On behalf of Stange Law Firm, PC posted in Child Custody on Wednesday, August 31, 2016.
After a divorce, Illinois parents might face disagreements regarding how they raise their children. For example, they might argue about how much time a child should spend on playing video games. One parent might believe that it is a good bonding activity while the other might say the excessive screen time is damaging for the child.
Parents have several choices. Discussing the issue with the other parent is one. It might be possible to come to an agreement. If this is not successful, the parent might consider dropping the issue. Ideally, parents will have consistent approaches to raising their child when they share custody, but this is not always possible. It is important for parents to pick their battles, and even if they dislike how the child is being raised, they can still enforce their rules in their own home when the child is there.

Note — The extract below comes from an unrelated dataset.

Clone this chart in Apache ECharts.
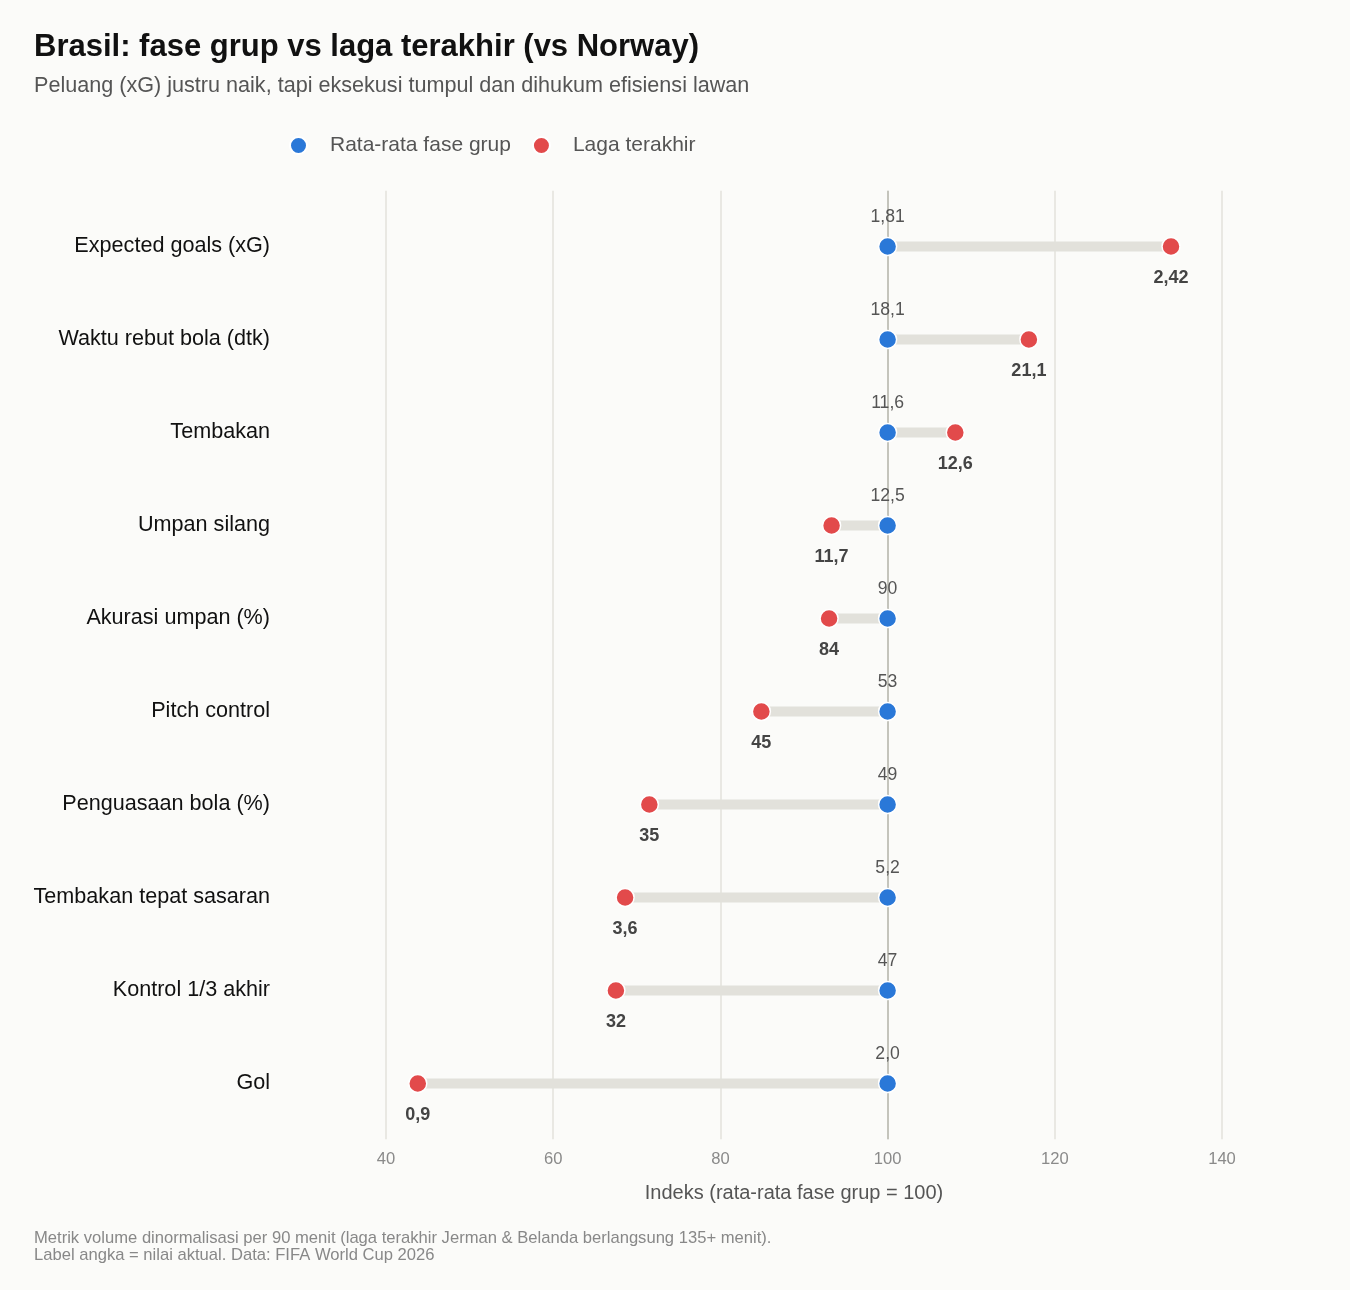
<!DOCTYPE html>
<html>
<head>
<meta charset="utf-8">
<title>Brasil: fase grup vs laga terakhir</title>
<script src="https://cdn.jsdelivr.net/npm/echarts@6/dist/echarts.min.js"></script>
<style>
    html, body { margin: 0; padding: 0; background: #fbfbf9; }
    #chart { width: 1350px; height: 1290px; }
</style>
</head>
<body>
<div id="chart"></div>
<script>
// kategori metrik (urutan atas ke bawah)
var categories = [
    'Expected goals (xG)',
    'Waktu rebut bola (dtk)',
    'Tembakan',
    'Umpan silang',
    'Akurasi umpan (%)',
    'Pitch control',
    'Penguasaan bola (%)',
    'Tembakan tepat sasaran',
    'Kontrol 1/3 akhir',
    'Gol'
];
// nilai aktual
var groupAvg = [1.81, 18.1, 11.6, 12.5, 90, 53, 49, 5.2, 47, 2.0];
var lastMatch = [2.42, 21.1, 12.6, 11.7, 84, 45, 35, 3.6, 32, 0.9];
var decimals = [2, 1, 1, 1, 0, 0, 0, 1, 0, 1];
// indeks (rata-rata fase grup = 100)
var groupIndex = [100, 100, 100, 100, 100, 100, 100, 100, 100, 100];
var lastIndex = [133.9, 116.9, 108.1, 93.3, 93.0, 84.9, 71.5, 68.6, 67.5, 43.8];

var blue = '#2a78d8';
var red = '#e24a4b';
var font = '"Liberation Sans", Arial, sans-serif';

function fmt(v, d) {
    return v.toFixed(d).replace('.', ',');
}

var rowIdx = categories.map(function (c, i) { return i; });

var chart = echarts.init(document.getElementById('chart'));

var option = {
    backgroundColor: '#fbfbf9',
    textStyle: { fontFamily: font },
    title: [{
        text: 'Brasil: fase grup vs laga terakhir (vs Norway)',
        left: 34,
        top: 32,
        padding: 0,
        textStyle: { fontSize: 31, fontWeight: 'bold', color: '#111', fontFamily: font }
    }, {
        text: 'Peluang (xG) justru naik, tapi eksekusi tumpul dan dihukum efisiensi lawan',
        left: 34,
        top: 75,
        padding: 0,
        textStyle: { fontSize: 21.6, fontWeight: 'normal', color: '#555', fontFamily: font }
    }, {
        text: 'Metrik volume dinormalisasi per 90 menit (laga terakhir Jerman & Belanda berlangsung 135+ menit).\nLabel angka = nilai aktual. Data: FIFA World Cup 2026',
        left: 34,
        top: 1230,
        padding: 0,
        textStyle: { fontSize: 16.6, fontWeight: 'normal', color: '#888', lineHeight: 17, fontFamily: font }
    }],
    legend: {
        left: 284,
        top: 130,
        itemWidth: 17,
        itemHeight: 17,
        itemGap: 21,
        textStyle: { fontSize: 21, color: '#555', fontFamily: font, padding: [0, 0, 0, 18] },
        data: ['Rata-rata fase grup', 'Laga terakhir']
    },
    graphic: [{
        type: 'text',
        x: 794,
        y: 1193,
        style: {
            text: 'Indeks (rata-rata fase grup = 100)',
            font: '20px ' + font,
            fill: '#555',
            textAlign: 'center',
            textVerticalAlign: 'middle'
        }
    }],
    grid: {
        left: 386,
        right: 128,
        top: 190.7,
        bottom: 150.7
    },
    xAxis: {
        type: 'value',
        min: 40,
        max: 140,
        interval: 20,
        axisLine: { show: false },
        axisTick: { show: false },
        splitLine: { show: true, lineStyle: { color: '#e3e2db', width: 1.5 } },
        axisLabel: { color: '#8a8a8a', fontSize: 16.6, margin: 12, fontFamily: font }
    },
    yAxis: {
        type: 'value',
        inverse: true,
        min: -0.6,
        max: 9.6,
        axisLine: { show: false },
        axisTick: { show: false },
        splitLine: { show: false },
        axisLabel: {
            customValues: rowIdx,
            color: '#111',
            fontSize: 21.6,
            margin: 116,
            fontFamily: font,
            formatter: function (v) { return categories[Math.round(v)] || ''; }
        }
    },
    series: [{
        // garis penghubung
        type: 'custom',
        name: 'segmen',
        silent: true,
        z: 2,
        encode: { x: [0, 1], y: 2 },
        data: rowIdx.map(function (i) { return [groupIndex[i], lastIndex[i], i]; }),
        renderItem: function (params, api) {
            var a = api.coord([api.value(0), api.value(2)]);
            var b = api.coord([api.value(1), api.value(2)]);
            return {
                type: 'line',
                shape: { x1: a[0], y1: a[1], x2: b[0], y2: b[1] },
                style: { stroke: '#e2e1db', lineWidth: 10 }
            };
        },
        markLine: {
            silent: true,
            z: 1,
            symbol: 'none',
            label: { show: false },
            lineStyle: { color: '#c4c4bc', width: 2, type: 'solid' },
            data: [{ xAxis: 100 }]
        }
    }, {
        name: 'Rata-rata fase grup',
        type: 'scatter',
        z: 4,
        symbol: 'circle',
        symbolSize: 18,
        itemStyle: { color: blue, borderColor: '#fff', borderWidth: 1.5, opacity: 1 },
        data: rowIdx.map(function (i) { return [groupIndex[i], i]; }),
        label: {
            show: true,
            position: 'inside',
            offset: [0, -29],
            color: '#555',
            fontSize: 17.6,
            fontFamily: font,
            formatter: function (p) { return fmt(groupAvg[p.dataIndex], decimals[p.dataIndex]); }
        }
    }, {
        name: 'Laga terakhir',
        type: 'scatter',
        z: 4,
        symbol: 'circle',
        symbolSize: 18,
        itemStyle: { color: red, borderColor: '#fff', borderWidth: 1.5, opacity: 1 },
        data: rowIdx.map(function (i) { return [lastIndex[i], i]; }),
        label: {
            show: true,
            position: 'inside',
            offset: [0, 32],
            color: '#444',
            fontSize: 18,
            fontWeight: 'bold',
            fontFamily: font,
            formatter: function (p) { return fmt(lastMatch[p.dataIndex], decimals[p.dataIndex]); }
        }
    }]
};

chart.setOption(option);
</script>
</body>
</html>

Another option is going to court where a judge will make a decision based on the best interest of the child. However, the parent will probably need to produce solid evidence that the activity is harmful. A judge is unlikely to be convinced unless the child is missing school to play the game or suffering some other concrete harm. Furthermore, the judge might consider the parent unreasonable and uncooperative.
If parents are able to coparent amicably, their child might have an easier time adjusting to the divorce. Parents might also want to address conflict resolution in their parenting agreement. For example, they might agree to a series of steps to try to resolve a disagreement, such as discussing the issue followed by mediation, if they cannot come to an agreement. Parents might also want to consider writing specific provisions into the parenting agreement covering issues around raising the child that are of particular concern.